CodeSAM: Source Code Representation Learning by Infusing Self-Attention with Multi-Code-View Graphs

Machine Learning (ML) for software engineering (SE) has gained prominence due to its ability to significantly enhance the performance of various SE applications. This progress is largely attributed to the development of generalizable source code representations that effectively capture the syntactic and semantic characteristics of code. In recent years, pre-trained transformer-based models, inspired by natural language processing (NLP), have shown remarkable success in SE tasks. However, source code contains structural and semantic properties embedded within its grammar, which can be extracted from structured code-views like the Abstract Syntax Tree (AST), Data-Flow Graph (DFG), and Control-Flow Graph (CFG). These code-views can complement NLP techniques, further improving SE tasks. Unfortunately, there are no flexible frameworks to infuse arbitrary code-views into existing transformer-based models effectively. Therefore, in this work, we propose CodeSAM, a novel scalable framework to infuse multiple code-views into transformer-based models by creating self-attention masks. We use CodeSAM to fine-tune a small language model (SLM) like CodeBERT on the downstream SE tasks of semantic code search, code clone detection, and program classification. Experimental results show that by using this technique, we improve downstream performance when compared to SLMs like GraphCodeBERT and CodeBERT on all three tasks by utilizing individual code-views or a combination of code-views during fine-tuning. We believe that these results are indicative that techniques like CodeSAM can help create compact yet performant code SLMs that fit in resource constrained settings.

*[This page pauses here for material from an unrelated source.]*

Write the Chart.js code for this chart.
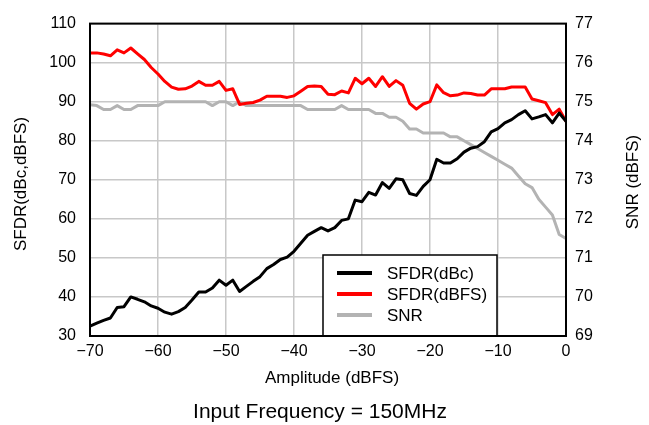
<!DOCTYPE html>
<html>
<head>
<meta charset="utf-8">
<script src="https://cdn.jsdelivr.net/npm/chart.js@4/dist/chart.umd.min.js"></script>
<style>
html,body{margin:0;padding:0;background:#fff;}
#wrap{width:649px;height:425px;}
</style>
</head>
<body>
<div id="wrap"><canvas id="c" width="649" height="425"></canvas></div>
<script>
const amplitude = [-70,-69,-68,-67,-66,-65,-64,-63,-62,-61,-60,-59,-58,-57,-56,-55,-54,-53,-52,-51,-50,-49,-48,-47,-46,-45,-44,-43,-42,-41,-40,-39,-38,-37,-36,-35,-34,-33,-32,-31,-30,-29,-28,-27,-26,-25,-24,-23,-22,-21,-20,-19,-18,-17,-16,-15,-14,-13,-12,-11,-10,-9,-8,-7,-6,-5,-4,-3,-2,-1,0];
const sfdrDbc = [32.5,33.3,34,34.6,37.3,37.5,40,39.4,38.75,37.7,37.1,36.1,35.6,36.25,37.3,39.2,41.25,41.25,42.3,44.3,43,44.3,41.4,42.7,44,45.2,47.25,48.3,49.6,50.2,51.7,53.75,55.8,56.8,57.75,56.9,57.75,59.6,60,64.8,64.4,66.8,66.1,69.3,67.8,70.25,70,66.5,66,68.3,70,75.25,74.3,74.3,75.4,77.1,78.1,78.5,79.75,82.25,83.1,84.6,85.4,86.7,87.7,85.6,86.1,86.7,84.6,87.1,85];
const sfdrDbfs = [102.5,102.5,102.2,101.75,103.3,102.5,103.75,102.25,100.8,98.75,97.1,95.2,93.75,93.2,93.3,94,95.2,94.2,94.2,95.2,92.9,93.3,89.3,89.6,89.8,90.4,91.4,91.4,91.4,91.1,91.5,92.7,93.9,94,93.9,91.9,91.8,92.75,92.25,96,94.6,96,93.9,96.4,93.9,95.4,94.2,89.6,88.1,89.4,90,94.3,92.3,91.5,91.7,92.25,92.1,91.7,91.7,93.3,93.3,93.3,93.75,93.75,93.75,90.7,90.25,89.75,86.7,88.1,85];
const snr = [74.92,74.9,74.8,74.8,74.9,74.8,74.8,74.9,74.9,74.9,74.9,75,75,75,75,75,75,75,74.9,75,75,74.9,75,74.9,74.9,74.9,74.9,74.9,74.9,74.9,74.9,74.9,74.8,74.8,74.8,74.8,74.8,74.9,74.8,74.8,74.8,74.8,74.7,74.7,74.6,74.6,74.5,74.3,74.3,74.2,74.2,74.2,74.2,74.1,74.1,74.0,73.9,73.8,73.7,73.6,73.5,73.4,73.3,73.1,72.9,72.8,72.5,72.3,72.1,71.6,71.5];
const seriesLabels = ['SFDR(dBc)','SFDR(dBFS)','SNR'];
const xTitle = 'Amplitude (dBFS)';
const yLeftTitle = 'SFDR(dBc,dBFS)';
const yRightTitle = 'SNR (dBFS)';
const caption = 'Input Frequency = 150MHz';

const FONT = '"Liberation Sans", Arial, Helvetica, sans-serif';
const toPts = ys => amplitude.map((x,i)=>({x:x,y:ys[i]}));
const fmtMinus = v => String(v).replace('-', '\u2212');

const decor = {
  id:'decor',
  afterDraw(chart){
    const ctx = chart.ctx, a = chart.chartArea;
    ctx.save();
    ctx.strokeStyle = '#000'; ctx.lineWidth = 2;
    ctx.strokeRect(a.left, a.top, a.right - a.left, a.bottom - a.top);
    ctx.fillStyle = '#000';
    ctx.textAlign = 'center'; ctx.textBaseline = 'middle';
    ctx.font = '17px ' + FONT;
    ctx.fillText(xTitle, (a.left + a.right)/2 + 4, 378);
    ctx.save(); ctx.translate(21, 184); ctx.rotate(-Math.PI/2); ctx.fillText(yLeftTitle, 0, 0); ctx.restore();
    ctx.save(); ctx.translate(633, 182); ctx.rotate(-Math.PI/2); ctx.fillText(yRightTitle, 0, 0); ctx.restore();
    ctx.font = '21px ' + FONT;
    ctx.fillText(caption, 320, 412);
    const lx = 323, ly = 255, lw = 174, lh = a.bottom - ly;
    ctx.fillStyle = '#fff'; ctx.fillRect(lx, ly, lw, lh);
    ctx.strokeStyle = '#000'; ctx.lineWidth = 1.5; ctx.strokeRect(lx, ly, lw, lh);
    ctx.font = '17px ' + FONT; ctx.textAlign = 'left';
    chart.data.datasets.forEach((ds, i) => {
      const y = 273 + i*21;
      ctx.strokeStyle = ds.borderColor; ctx.lineWidth = 4; ctx.lineCap = 'butt';
      ctx.beginPath(); ctx.moveTo(337, y); ctx.lineTo(372, y); ctx.stroke();
      ctx.fillStyle = '#000'; ctx.fillText(ds.label, 387, y + 1);
    });
    ctx.strokeStyle = '#000'; ctx.lineWidth = 2;
    ctx.beginPath(); ctx.moveTo(a.left, a.bottom); ctx.lineTo(a.right, a.bottom); ctx.stroke();
    ctx.restore();
  }
};

new Chart(document.getElementById('c'), {
  type: 'line',
  data: {
    datasets: [
      {label: seriesLabels[0], data: toPts(sfdrDbc), borderColor:'#000000', yAxisID:'y'},
      {label: seriesLabels[1], data: toPts(sfdrDbfs), borderColor:'#ff0000', yAxisID:'y'},
      {label: seriesLabels[2], data: toPts(snr), borderColor:'#b3b3b3', yAxisID:'y1'}
    ]
  },
  options: {
    responsive: false, animation: false, devicePixelRatio: 1,
    layout: {padding: {top: 17, left: 0, right: 0, bottom: 0}},
    elements: {line: {borderWidth: 3, tension: 0, borderJoinStyle:'round', borderCapStyle:'round'}, point: {radius: 0}},
    plugins: {legend: {display: false}, tooltip: {enabled: false}, title:{display:false}},
    scales: {
      x: {
        type: 'linear', min: -70, max: 0,
        afterFit: s => { s.height = 89; },
        ticks: {stepSize: 10, color:'#000', font:{family: FONT, size: 16}, padding: 6, callback: v => fmtMinus(v), maxRotation:0},
        grid: {color:'#c8c8c8', lineWidth: 1.5, drawTicks: false},
        border: {display: false}
      },
      y: {
        position: 'left', min: 30, max: 110,
        afterFit: s => { s.width = 90; },
        ticks: {stepSize: 10, color:'#000', font:{family: FONT, size: 16}, padding: 14},
        grid: {color:'#c8c8c8', lineWidth: 1.5, drawTicks: false},
        border: {display: false}
      },
      y1: {
        position: 'right', min: 69, max: 77,
        afterFit: s => { s.width = 83; },
        ticks: {stepSize: 1, color:'#000', font:{family: FONT, size: 16}, padding: 9},
        grid: {display: false, drawTicks: false},
        border: {display: false}
      }
    }
  },
  plugins: [decor]
});
</script>
</body>
</html>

翻译：机器学习（ML）在软件工程（SE）中的应用日益突出，因其能够显著提升各类SE应用的性能。这一进展很大程度上归功于可泛化的源代码表示方法的发展，这些方法能有效捕捉代码的句法和语义特征。近年来，受自然语言处理（NLP）启发，基于Transformer的预训练模型在SE任务中取得了显著成功。然而，源代码的语法中嵌入了结构和语义特性，这些特性可从抽象语法树（AST）、数据流图（DFG）和控制流图（CFG）等结构化代码视图中提取。这些代码视图可以补充NLP技术，从而进一步提升SE任务的性能。遗憾的是，目前缺乏灵活的框架来有效地将任意代码视图融入现有的基于Transformer的模型中。因此，在本工作中，我们提出了CodeSAM，一种新颖的可扩展框架，通过创建自注意力掩码将多个代码视图注入基于Transformer的模型。我们使用CodeSAM在下游SE任务（包括语义代码搜索、代码克隆检测和程序分类）上对小型语言模型（SLM）（如CodeBERT）进行微调。实验结果表明，通过在微调过程中利用单个代码视图或代码视图组合，与GraphCodeBERT和CodeBERT等SLM相比，该技术在所有三个任务上均提升了下游性能。我们相信这些结果表明，像CodeSAM这样的技术有助于创建紧凑且高性能的代码SLM，以适应资源受限的环境。